* What to produce *
Nothing after the line with "ax.axvline(g, color=grid_color, linewidth=0.8, zorder=0)" belongs in the copy; extract the lines below from the top through that line, pictures left out.

Plotting code records
::::::::::

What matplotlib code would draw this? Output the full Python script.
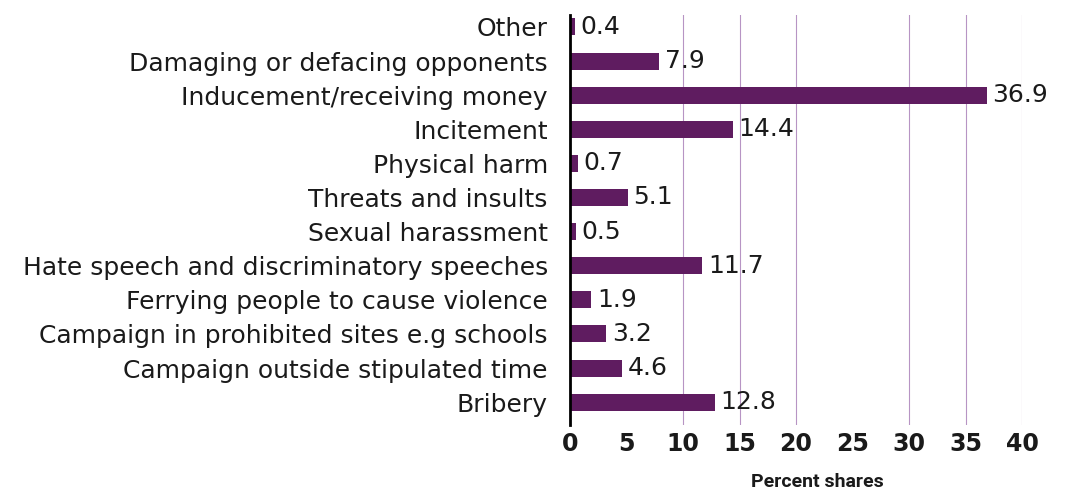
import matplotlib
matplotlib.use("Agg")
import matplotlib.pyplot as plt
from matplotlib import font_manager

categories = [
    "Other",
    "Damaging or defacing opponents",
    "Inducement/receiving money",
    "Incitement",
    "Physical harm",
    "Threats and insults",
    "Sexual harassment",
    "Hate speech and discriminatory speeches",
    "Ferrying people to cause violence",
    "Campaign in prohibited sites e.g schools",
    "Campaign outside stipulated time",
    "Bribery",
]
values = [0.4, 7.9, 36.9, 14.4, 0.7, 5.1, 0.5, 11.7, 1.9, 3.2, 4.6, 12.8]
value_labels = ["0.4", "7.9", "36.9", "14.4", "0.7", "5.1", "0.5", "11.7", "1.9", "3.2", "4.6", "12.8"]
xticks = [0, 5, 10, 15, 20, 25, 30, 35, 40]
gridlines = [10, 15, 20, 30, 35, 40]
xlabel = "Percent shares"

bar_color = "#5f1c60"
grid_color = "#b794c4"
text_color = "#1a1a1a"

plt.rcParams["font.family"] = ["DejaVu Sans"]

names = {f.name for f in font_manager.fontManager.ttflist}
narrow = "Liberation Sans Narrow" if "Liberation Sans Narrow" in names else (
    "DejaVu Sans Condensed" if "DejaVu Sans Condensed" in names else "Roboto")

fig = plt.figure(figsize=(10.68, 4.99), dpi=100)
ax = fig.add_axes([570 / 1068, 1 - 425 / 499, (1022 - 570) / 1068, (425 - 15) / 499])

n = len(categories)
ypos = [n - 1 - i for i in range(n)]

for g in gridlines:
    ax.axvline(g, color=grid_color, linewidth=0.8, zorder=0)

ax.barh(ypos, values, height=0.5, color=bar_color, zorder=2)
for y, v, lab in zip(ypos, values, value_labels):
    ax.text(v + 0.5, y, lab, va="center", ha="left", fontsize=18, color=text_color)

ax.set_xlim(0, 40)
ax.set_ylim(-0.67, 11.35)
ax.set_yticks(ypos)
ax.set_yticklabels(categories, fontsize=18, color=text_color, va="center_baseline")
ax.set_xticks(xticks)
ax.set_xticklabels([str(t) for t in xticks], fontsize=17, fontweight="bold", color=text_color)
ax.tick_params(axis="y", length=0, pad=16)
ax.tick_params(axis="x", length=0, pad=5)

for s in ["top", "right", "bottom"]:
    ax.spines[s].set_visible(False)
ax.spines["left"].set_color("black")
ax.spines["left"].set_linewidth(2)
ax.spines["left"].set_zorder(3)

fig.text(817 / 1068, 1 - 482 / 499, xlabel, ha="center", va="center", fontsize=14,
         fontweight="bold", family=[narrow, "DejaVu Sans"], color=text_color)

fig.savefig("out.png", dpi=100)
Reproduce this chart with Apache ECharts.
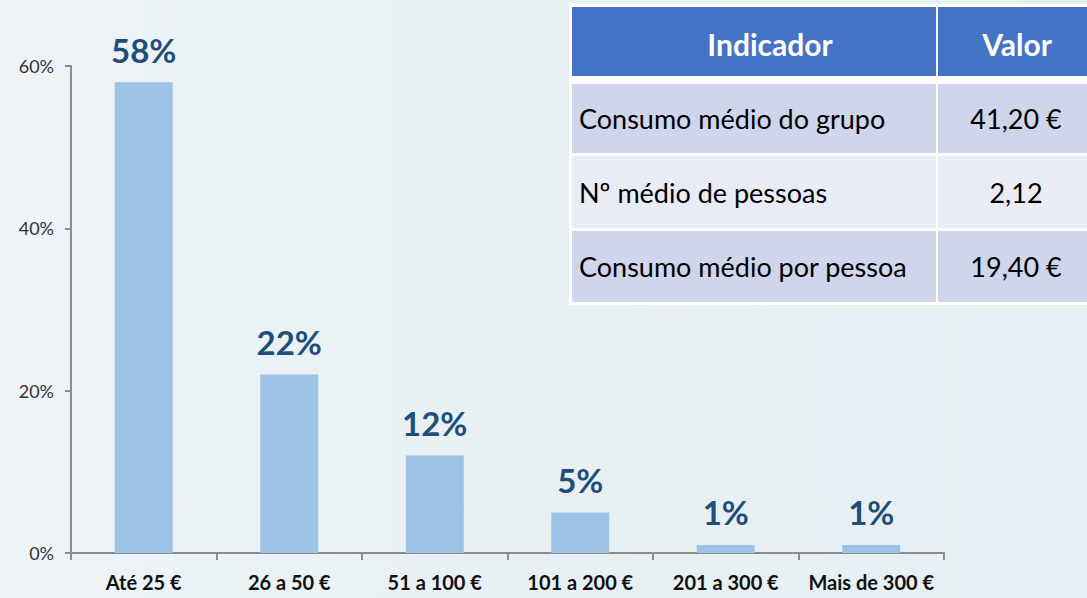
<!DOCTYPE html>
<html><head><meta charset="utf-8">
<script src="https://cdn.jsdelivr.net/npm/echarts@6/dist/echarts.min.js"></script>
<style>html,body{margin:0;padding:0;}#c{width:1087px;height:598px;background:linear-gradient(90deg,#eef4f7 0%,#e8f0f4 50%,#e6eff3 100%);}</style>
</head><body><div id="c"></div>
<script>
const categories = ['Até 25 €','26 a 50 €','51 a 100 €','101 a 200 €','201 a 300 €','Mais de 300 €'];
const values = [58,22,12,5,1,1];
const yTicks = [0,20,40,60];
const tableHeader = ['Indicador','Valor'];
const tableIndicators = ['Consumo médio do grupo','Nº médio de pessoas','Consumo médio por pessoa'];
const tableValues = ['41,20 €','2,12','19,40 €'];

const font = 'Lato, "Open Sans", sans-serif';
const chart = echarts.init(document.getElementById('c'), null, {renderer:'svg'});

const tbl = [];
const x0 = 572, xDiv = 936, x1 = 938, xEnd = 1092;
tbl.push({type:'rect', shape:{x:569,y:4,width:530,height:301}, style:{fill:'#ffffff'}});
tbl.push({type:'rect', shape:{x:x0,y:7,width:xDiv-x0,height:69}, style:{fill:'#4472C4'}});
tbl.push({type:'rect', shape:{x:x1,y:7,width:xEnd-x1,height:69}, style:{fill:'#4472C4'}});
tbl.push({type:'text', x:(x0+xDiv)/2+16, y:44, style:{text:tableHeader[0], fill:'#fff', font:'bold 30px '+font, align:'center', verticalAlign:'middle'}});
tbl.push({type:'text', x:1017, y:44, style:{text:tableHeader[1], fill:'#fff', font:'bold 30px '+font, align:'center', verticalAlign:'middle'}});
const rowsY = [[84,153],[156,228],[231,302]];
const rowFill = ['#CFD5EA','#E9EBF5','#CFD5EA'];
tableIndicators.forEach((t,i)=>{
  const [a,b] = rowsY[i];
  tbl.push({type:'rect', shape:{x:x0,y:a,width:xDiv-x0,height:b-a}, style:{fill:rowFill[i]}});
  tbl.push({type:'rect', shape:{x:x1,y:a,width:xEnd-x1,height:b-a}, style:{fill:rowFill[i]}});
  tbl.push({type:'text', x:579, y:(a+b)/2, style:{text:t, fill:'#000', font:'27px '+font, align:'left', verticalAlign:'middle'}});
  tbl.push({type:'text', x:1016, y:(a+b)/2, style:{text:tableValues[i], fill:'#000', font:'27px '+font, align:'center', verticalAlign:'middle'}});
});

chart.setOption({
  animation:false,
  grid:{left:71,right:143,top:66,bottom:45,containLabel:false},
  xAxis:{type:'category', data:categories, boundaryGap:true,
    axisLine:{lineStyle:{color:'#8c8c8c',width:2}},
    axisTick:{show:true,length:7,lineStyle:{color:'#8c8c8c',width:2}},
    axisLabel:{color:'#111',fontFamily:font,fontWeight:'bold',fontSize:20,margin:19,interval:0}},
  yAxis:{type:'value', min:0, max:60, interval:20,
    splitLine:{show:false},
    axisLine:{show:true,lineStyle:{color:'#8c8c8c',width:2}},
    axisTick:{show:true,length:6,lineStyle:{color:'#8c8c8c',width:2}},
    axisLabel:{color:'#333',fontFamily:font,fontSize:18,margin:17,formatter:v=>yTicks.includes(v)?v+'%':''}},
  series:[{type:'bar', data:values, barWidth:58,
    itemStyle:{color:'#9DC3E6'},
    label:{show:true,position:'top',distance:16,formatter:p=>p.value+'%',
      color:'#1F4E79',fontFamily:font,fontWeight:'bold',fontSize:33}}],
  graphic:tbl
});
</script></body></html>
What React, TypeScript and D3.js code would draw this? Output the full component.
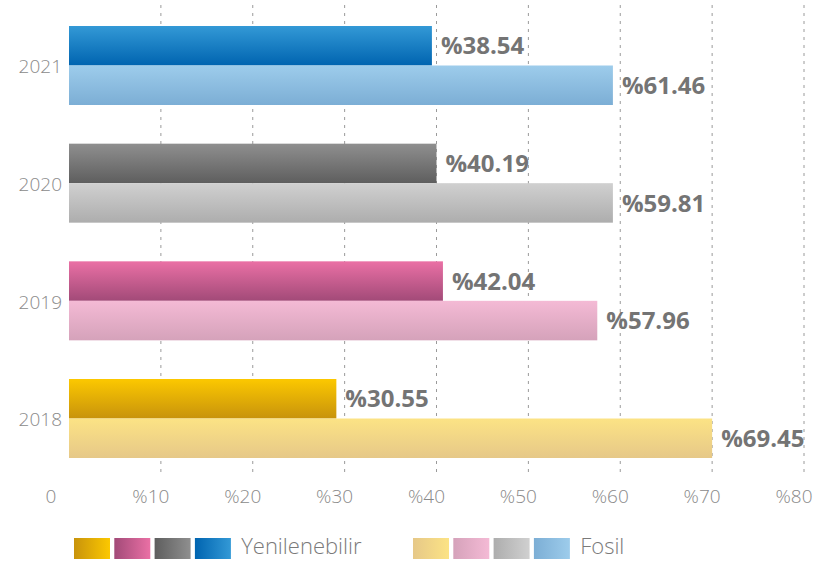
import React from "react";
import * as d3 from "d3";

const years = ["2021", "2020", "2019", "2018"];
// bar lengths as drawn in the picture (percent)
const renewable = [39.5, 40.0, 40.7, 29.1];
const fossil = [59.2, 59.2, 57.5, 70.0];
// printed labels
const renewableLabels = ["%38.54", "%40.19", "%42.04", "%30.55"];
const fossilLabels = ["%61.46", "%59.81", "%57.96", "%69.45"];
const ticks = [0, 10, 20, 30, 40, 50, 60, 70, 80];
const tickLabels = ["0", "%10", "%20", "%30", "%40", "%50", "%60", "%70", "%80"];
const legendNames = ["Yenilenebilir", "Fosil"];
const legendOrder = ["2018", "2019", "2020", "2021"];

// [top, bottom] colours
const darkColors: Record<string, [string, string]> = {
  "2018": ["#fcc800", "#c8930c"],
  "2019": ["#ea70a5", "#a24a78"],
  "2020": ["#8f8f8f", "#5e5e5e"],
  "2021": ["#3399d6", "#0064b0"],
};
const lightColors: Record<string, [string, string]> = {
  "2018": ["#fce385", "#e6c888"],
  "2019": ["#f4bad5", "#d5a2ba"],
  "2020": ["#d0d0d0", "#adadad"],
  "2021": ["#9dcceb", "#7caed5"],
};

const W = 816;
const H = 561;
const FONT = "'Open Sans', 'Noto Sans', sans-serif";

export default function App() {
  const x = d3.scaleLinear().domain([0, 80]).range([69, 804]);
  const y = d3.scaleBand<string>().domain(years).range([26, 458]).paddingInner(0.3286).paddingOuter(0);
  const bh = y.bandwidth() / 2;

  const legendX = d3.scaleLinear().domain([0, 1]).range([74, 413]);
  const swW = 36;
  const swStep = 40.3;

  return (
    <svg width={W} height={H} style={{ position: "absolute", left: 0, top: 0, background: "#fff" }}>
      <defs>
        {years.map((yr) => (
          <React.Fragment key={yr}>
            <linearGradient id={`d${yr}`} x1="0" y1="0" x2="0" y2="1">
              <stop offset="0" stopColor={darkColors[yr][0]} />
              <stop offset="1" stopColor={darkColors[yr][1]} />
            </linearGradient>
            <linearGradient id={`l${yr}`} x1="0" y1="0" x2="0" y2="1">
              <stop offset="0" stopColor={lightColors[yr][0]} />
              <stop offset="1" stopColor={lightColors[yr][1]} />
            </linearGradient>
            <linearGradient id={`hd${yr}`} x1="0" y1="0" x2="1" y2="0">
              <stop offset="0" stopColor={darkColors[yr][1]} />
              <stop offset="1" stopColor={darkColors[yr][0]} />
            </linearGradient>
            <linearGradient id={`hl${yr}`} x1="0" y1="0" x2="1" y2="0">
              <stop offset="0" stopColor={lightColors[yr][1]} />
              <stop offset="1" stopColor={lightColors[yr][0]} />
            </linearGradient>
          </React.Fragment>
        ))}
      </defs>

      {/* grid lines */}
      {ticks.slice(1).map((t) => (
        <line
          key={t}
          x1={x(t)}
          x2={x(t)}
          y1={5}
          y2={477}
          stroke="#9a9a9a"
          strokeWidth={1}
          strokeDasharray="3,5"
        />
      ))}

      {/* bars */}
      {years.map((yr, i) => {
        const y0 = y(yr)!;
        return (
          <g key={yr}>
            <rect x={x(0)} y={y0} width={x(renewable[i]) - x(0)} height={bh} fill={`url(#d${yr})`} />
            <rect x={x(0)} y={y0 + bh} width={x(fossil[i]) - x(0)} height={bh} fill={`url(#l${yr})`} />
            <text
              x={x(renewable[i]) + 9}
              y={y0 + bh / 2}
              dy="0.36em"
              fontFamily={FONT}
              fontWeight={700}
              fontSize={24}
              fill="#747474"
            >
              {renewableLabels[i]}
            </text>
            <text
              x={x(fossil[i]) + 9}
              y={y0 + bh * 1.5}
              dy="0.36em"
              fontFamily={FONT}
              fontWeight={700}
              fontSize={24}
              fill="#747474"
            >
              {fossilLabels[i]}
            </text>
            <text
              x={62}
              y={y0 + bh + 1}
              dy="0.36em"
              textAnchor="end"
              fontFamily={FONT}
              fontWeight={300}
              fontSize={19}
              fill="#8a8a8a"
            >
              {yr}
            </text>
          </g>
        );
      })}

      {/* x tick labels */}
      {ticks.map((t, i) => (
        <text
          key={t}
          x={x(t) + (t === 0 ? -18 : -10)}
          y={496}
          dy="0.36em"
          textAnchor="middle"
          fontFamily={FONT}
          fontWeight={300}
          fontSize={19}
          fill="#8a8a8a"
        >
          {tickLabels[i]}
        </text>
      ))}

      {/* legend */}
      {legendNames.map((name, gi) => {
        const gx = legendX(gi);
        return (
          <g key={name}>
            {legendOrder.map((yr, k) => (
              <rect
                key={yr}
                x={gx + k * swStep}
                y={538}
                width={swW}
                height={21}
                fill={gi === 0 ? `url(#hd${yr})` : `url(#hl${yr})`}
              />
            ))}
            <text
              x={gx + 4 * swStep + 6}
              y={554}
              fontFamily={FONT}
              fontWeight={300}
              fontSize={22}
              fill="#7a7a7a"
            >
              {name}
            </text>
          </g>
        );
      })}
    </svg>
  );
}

::::::::::

* Worked solution *
What matplotlib code would draw this? Output the full Python script.
import matplotlib
matplotlib.use("Agg")
import matplotlib.pyplot as plt
from matplotlib import font_manager

categories = [
    "Other",
    "Damaging or defacing opponents",
    "Inducement/receiving money",
    "Incitement",
    "Physical harm",
    "Threats and insults",
    "Sexual harassment",
    "Hate speech and discriminatory speeches",
    "Ferrying people to cause violence",
    "Campaign in prohibited sites e.g schools",
    "Campaign outside stipulated time",
    "Bribery",
]
values = [0.4, 7.9, 36.9, 14.4, 0.7, 5.1, 0.5, 11.7, 1.9, 3.2, 4.6, 12.8]
value_labels = ["0.4", "7.9", "36.9", "14.4", "0.7", "5.1", "0.5", "11.7", "1.9", "3.2", "4.6", "12.8"]
xticks = [0, 5, 10, 15, 20, 25, 30, 35, 40]
gridlines = [10, 15, 20, 30, 35, 40]
xlabel = "Percent shares"

bar_color = "#5f1c60"
grid_color = "#b794c4"
text_color = "#1a1a1a"

plt.rcParams["font.family"] = ["DejaVu Sans"]

names = {f.name for f in font_manager.fontManager.ttflist}
narrow = "Liberation Sans Narrow" if "Liberation Sans Narrow" in names else (
    "DejaVu Sans Condensed" if "DejaVu Sans Condensed" in names else "Roboto")

fig = plt.figure(figsize=(10.68, 4.99), dpi=100)
ax = fig.add_axes([570 / 1068, 1 - 425 / 499, (1022 - 570) / 1068, (425 - 15) / 499])

n = len(categories)
ypos = [n - 1 - i for i in range(n)]

for g in gridlines:
    ax.axvline(g, color=grid_color, linewidth=0.8, zorder=0)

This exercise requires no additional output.